Attributing the changes:
First, it needs to be stated at the outset that the climate is extremely complex and dynamic, because what we typically refer to as “climate” is the average weather over a defined period of time. While our understanding of the weather, and hence climate, has increased dramatically over the past several decades, there is still much we do not understand. The process of defining that understanding is technically termed attribution: the act or process of defining quality or characteristic that is related to a particular process. In the realm of national and international impacts, climate change attribution belongs to organizations such as the Climate Prediction Center, the U.S. Global Change Research Program, EPA, NASA and a whole host of International agencies.
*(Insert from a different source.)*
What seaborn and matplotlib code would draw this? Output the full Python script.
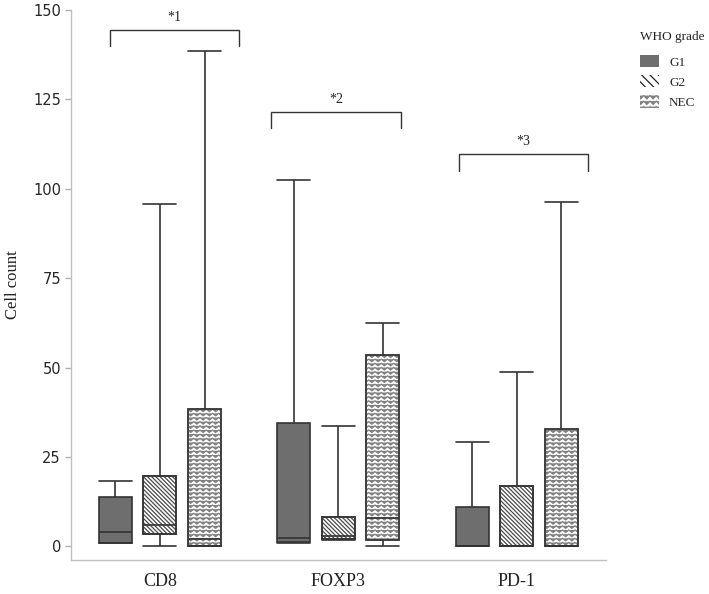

They define the likely or best understood reasons for large scale climate change.
 
Similarly, the local National Weather Service Forecast Offices (WFO) have been tasked with defining the local climate by keeping track of daily high and low temperatures, precipitation, etc. The staff of the WFO also have the scientific training to make general statements about “why” the weather has behaved  a certain way during the recent history. This is a secondary level of attribution, which may be called a synoptic view of the weather and recent climate. Therefore, what follows is a synoptic view of why the weather has been so different than recent years.
 
Drought in the midst of a wet period:
When looking at temperature and precipitation patterns across the Red River Valley it is apparent that since 1993 we have been consistently wetter, for longer, than at any other time in recorded history. A point of clarification: Fargo and Grand Forks have weather data back to the 1880’s, which – from a human standpoint is a long time – from a geologic standpoint is a blink of the eye. So we’ll keep this in perspective when we say “recorded history”, we’re speaking of the past 110 years or so.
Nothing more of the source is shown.